Much of “The King” covers territory already explored in nearly every Elvis documentary, especially HBO’s recent, epic “Elvis Presley: The Searcher.” His addiction to painkillers, his entrapment by fame and those final, pill-popping shows, all of it is revisited here, but with an emphasis on what these aspects of the Elvis story say about the country’s own course. Former Chief of Staff to Colin Powell Col. Lawrence Wilkerson comments on Elvis’s time in the military, when he reportedly became addicted to sleeping pills, and reflects on how in a way Elvis was not that far from the usual grunt experience. Greil Marcus compares Elvis to Ahab from that supreme American epic, “Moby Dick,” forever chasing the white whale. Elvis himself raises the mic stand during his legendary 1968 comeback special and yells, “Moby Dick!” Such is the American character, forever wrestling with its demons while attempting to define itself and seek opulence. We hear recordings of Elvis describing sudden fame, with an obvious uncertainty in his voice as he almost laments not knowing how to handle it all. Jarecki’s thesis is that such was the psychological state of America, a young nation which rapidly rose to become the world’s superpower. In the same way that youth and inexperience helped Elvis self-destruct, Jarecki wonders if that is our fate as well. Mike Myers appears to give the Canadian perspective, comparing Canada’s general cultural ideology to the rapacious capitalist ethos of the United States. Someone in the documentary compares Elvis’s final years to America at the present, “if Elvis is America, then America is OD’ing.”

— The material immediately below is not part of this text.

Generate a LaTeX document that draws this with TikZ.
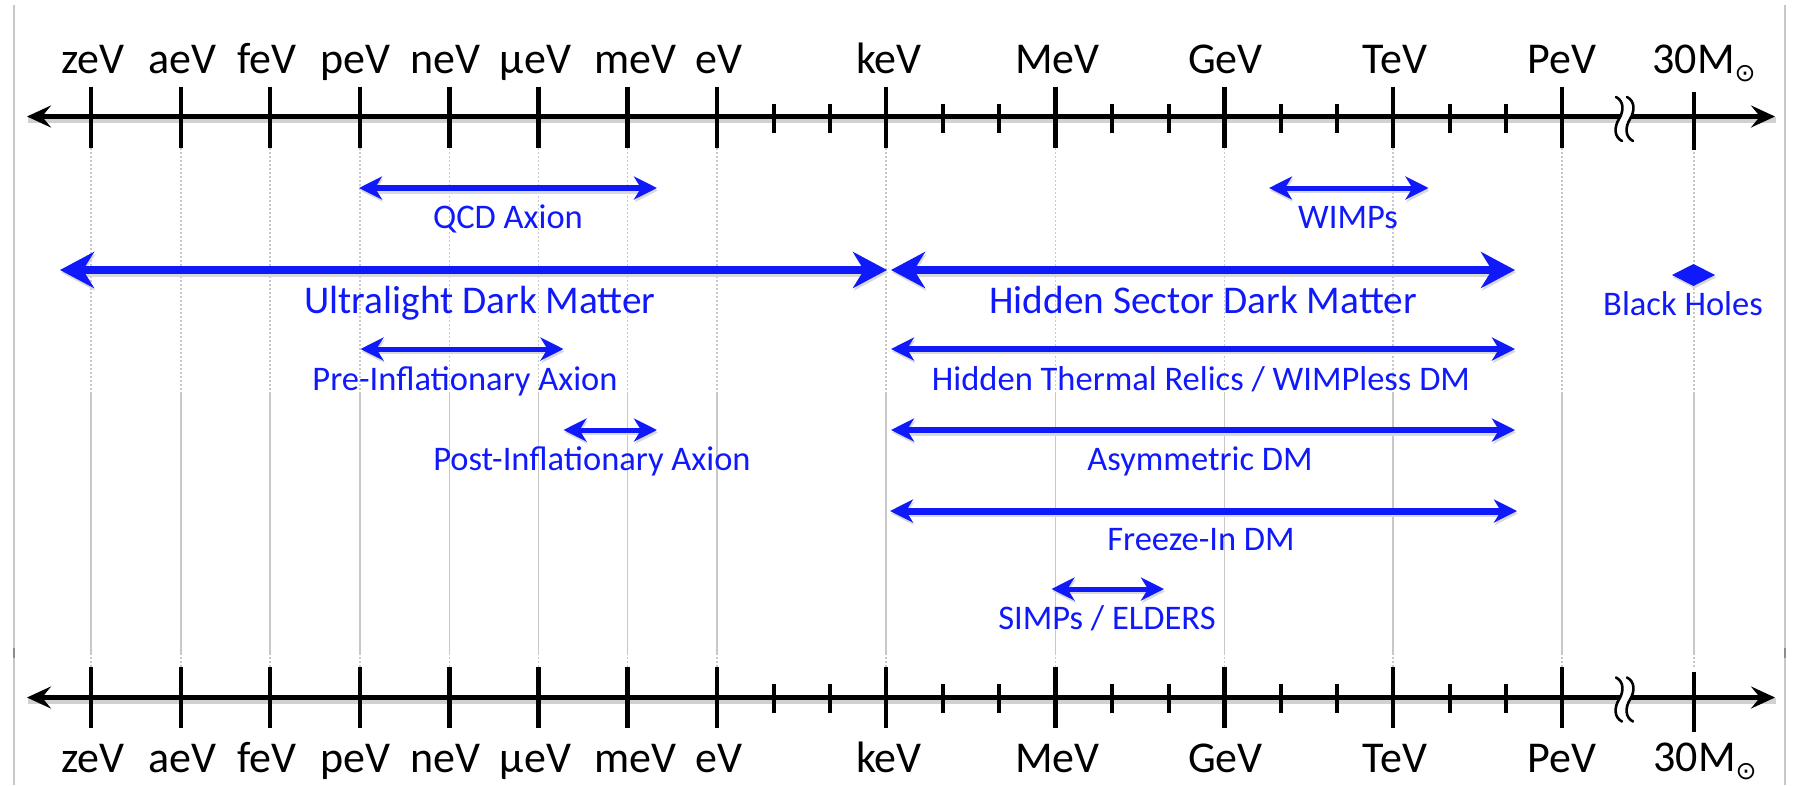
\documentclass[tikz,border=0pt]{standalone}
\usepackage{fontspec}
\setmainfont{Carlito}
\newfontfamily\dejavu{DejaVu Sans}
\usetikzlibrary{arrows.meta}
\definecolor{dmblue}{RGB}{15,25,250}
\definecolor{gridgray}{RGB}{200,200,200}
\newcommand\dmarrow[3]{%
  \draw[#1, draw=black!15, transform canvas={shift={(1pt,-2.5pt)}}] (#2) -- (#3);
  \draw[#1] (#2) -- (#3);}
\newcommand\dmbreak[1]{%
  \begin{scope}[shift={(1616,#1)}]
    \fill[white] (0,-22) .. controls (8,-18) and (8,-8) .. (3,0) .. controls (-2,8) and (-2,18) .. (6,22)
      -- (17,22) .. controls (9,18) and (9,8) .. (14,0) .. controls (19,-8) and (19,-18) .. (11,-22) -- cycle;
    \draw[line width=2.6pt, line cap=round] (0,-22) .. controls (8,-18) and (8,-8) .. (3,0) .. controls (-2,8) and (-2,18) .. (6,22);
    \draw[line width=2.6pt, line cap=round] (11,-22) .. controls (19,-18) and (19,-8) .. (14,0) .. controls (9,8) and (9,18) .. (17,22);
  \end{scope}}
\newcommand\dmsun{\raisebox{-8pt}{\fontsize{25}{25}\selectfont\dejavu ⊙}}
\begin{document}
\begin{tikzpicture}[x=1pt,y=-1pt,
  axisline/.style={line width=5pt, black, {Stealth[length=24pt,width=22pt,inset=9pt]}-{Stealth[length=24pt,width=22pt,inset=9pt]}},
  axshadow/.style={line width=6pt, black!18, transform canvas={shift={(1pt,-3pt)}}},
  majortick/.style={line width=4.5pt, black},
  minortick/.style={line width=4pt, black},
  griddot/.style={gridgray, line width=1.5pt, dash pattern=on 2pt off 2pt},
  gridsolid/.style={gridgray, line width=1.5pt},
  axlabel/.style={font=\fontsize{44}{50}\selectfont, anchor=base, inner sep=0pt},
  biglabel/.style={font=\fontsize{39.3}{45}\selectfont, text=dmblue, anchor=base, inner sep=0pt},
  smalllabel/.style={font=\fontsize{34.5}{40}\selectfont, text=dmblue, anchor=base, inner sep=0pt},
  dmthick/.style={line width=8pt, dmblue, {Stealth[length=34pt,width=36pt,inset=11pt]}-{Stealth[length=34pt,width=36pt,inset=11pt]}},
  dmrange/.style={line width=#1, dmblue, {Stealth[length=23pt,width=23pt,inset=7pt]}-{Stealth[length=23pt,width=23pt,inset=7pt]}},
  dmrange/.default=5pt
]
\useasboundingbox (0,0) rectangle (1793,785);
% frame edges
\draw[gridgray, line width=1.5pt] (14,5) -- (14,785);
\draw[gridgray, line width=1.5pt] (1785,5) -- (1785,785);
\draw[black!45, line width=1.5pt] (14,648) -- (14,658);
\draw[black!45, line width=1.5pt] (1785,648) -- (1785,658);
% grid lines
\foreach \gx in {91,181,270,360,449.5,538.5,627.5,717,886,1055.5,1224.5,1393,1562,1694} {
  \draw[griddot] (\gx,148) -- (\gx,393);
  \draw[gridsolid] (\gx,393) -- (\gx,653);
  \draw[griddot] (\gx,653) -- (\gx,667);
}
% axes
\coordinate (topL) at (27,116.5);
\coordinate (topR) at (1775,116.5);
\coordinate (botL) at (27,697.5);
\coordinate (botR) at (1775,697.5);
\draw[axshadow] (topL) -- (topR);
\draw[axshadow] (botL) -- (botR);
\draw[axisline] (topL) -- (topR);
\draw[axisline] (botL) -- (botR);
\foreach \tx in {91,181,270,360,449.5,538.5,627.5,717,886,1055.5,1224.5,1393,1562} {
  \draw[majortick] (\tx,86.5) -- (\tx,148);
  \draw[majortick] (\tx,667) -- (\tx,728);
}
\draw[majortick] (1694,91.5) -- (1694,150);
\draw[majortick] (1694,672) -- (1694,732);
\foreach \tx in {773.5,830,942.5,999,1112,1168.5,1281,1337,1449.5,1505.5} {
  \draw[minortick] (\tx,103.5) -- (\tx,133);
  \draw[minortick] (\tx,684) -- (\tx,713);
}
\dmbreak{119}
\dmbreak{699.5}
% axis labels
\foreach \lx/\lt/\nm in {93/zeV/z,182.5/aeV/a,267/feV/f,355/peV/p,445/neV/n,535.5/μeV/mu,635.5/meV/m,719/eV/e,889/keV/k,1057.5/MeV/M,1225.5/GeV/G,1395/TeV/T,1562/PeV/P} {
  \node[axlabel] (top\nm) at (\lx,73) {\lt};
  \node[axlabel] (bot\nm) at (\lx,772) {\lt};
}
\node[axlabel] (topsun) at (1704,73) {30M\dmsun};
\node[axlabel] (botsun) at (1705,771) {30M\dmsun};
% range endpoints
\coordinate (qcdL) at (359,188);     \coordinate (qcdR) at (657,188);
\coordinate (wimpL) at (1269,188);   \coordinate (wimpR) at (1428.5,188);
\coordinate (ulL) at (60,270);       \coordinate (ulR) at (887,270);
\coordinate (hsL) at (891,270);      \coordinate (hsR) at (1515,270);
\coordinate (preL) at (360.5,349);   \coordinate (preR) at (563.5,349);
\coordinate (htL) at (891,349);      \coordinate (htR) at (1515,349);
\coordinate (postL) at (563.5,430);  \coordinate (postR) at (657,430);
\coordinate (asL) at (891,430);      \coordinate (asR) at (1515,430);
\coordinate (fiL) at (890,511);      \coordinate (fiR) at (1517,511);
\coordinate (siL) at (1051.5,589);   \coordinate (siR) at (1164,589);
\dmarrow{dmrange=6.5pt}{qcdL}{qcdR}
\dmarrow{dmrange=5pt}{wimpL}{wimpR}
\dmarrow{dmthick}{ulL}{ulR}
\dmarrow{dmthick}{hsL}{hsR}
\dmarrow{dmrange=5pt}{preL}{preR}
\dmarrow{dmrange=5.5pt}{htL}{htR}
\dmarrow{dmrange=5pt}{postL}{postR}
\dmarrow{dmrange=6pt}{asL}{asR}
\dmarrow{dmrange=7pt}{fiL}{fiR}
\dmarrow{dmrange=5pt}{siL}{siR}
% black holes marker
\fill[black!15] (1673,277.5) -- (1694.5,266.5) -- (1716,277.5) -- (1694.5,288.5) -- cycle;
\fill[dmblue] (1672,275) -- (1693.5,264) -- (1715,275) -- (1693.5,286) -- cycle;
% range labels
\node[smalllabel] (qcd) at (508,228) {QCD Axion};
\node[smalllabel] (wimps) at (1348,228) {WIMPs};
\node[biglabel] (ul) at (480,313) {Ultralight Dark Matter};
\node[biglabel] (hs) at (1203,313) {Hidden Sector Dark Matter};
\node[smalllabel] (bh) at (1683,315) {Black Holes};
\node[smalllabel] (pre) at (465,390) {Pre-Inflationary Axion};
\node[smalllabel] (ht) at (1201,390) {Hidden Thermal Relics / WIMPless DM};
\node[smalllabel] (post) at (592,470) {Post-Inflationary Axion};
\node[smalllabel] (asym) at (1200,470) {Asymmetric DM};
\node[smalllabel] (fi) at (1201,550) {Freeze-In DM};
\node[smalllabel] (simp) at (1107,629) {SIMPs / ELDERS};
\end{tikzpicture}
\end{document}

The sections focusing on music are wonderfully insightful. Emmylou Harris reflects on Elvis’s pristine gifts, a combination of great looks and fierce stage talent. Ashton Kutcher, of all people, appears in the Rolls-Royce to share on the burden of fame itself. Elvis guitarist Scotty Moore also appears as well as friend and manager Jerry Schilling, both still moved and haunted by their memories of the rock god. Through the music and image, Elvis becomes in this documentary the ultimate tool of U.S. global dominance. If the Romans sent their legions, we broadcast our pop culture. Elvis’s hometown may be trapped in economic decay, but the farthest corners of the world hear of Tupelo because of him.

“The King” is stimulating in the way it takes the Elvis Presley story and turns it into a piercing work of cultural analysis. It has great music, with guest performances ranging from bluegrass to rap. But it stands apart from other documentaries on the snarling icon by being not just about Elvis, but about us.

The King” releases June 22 in New York, June 29 in Los Angeles, with a nationwide expansion to follow.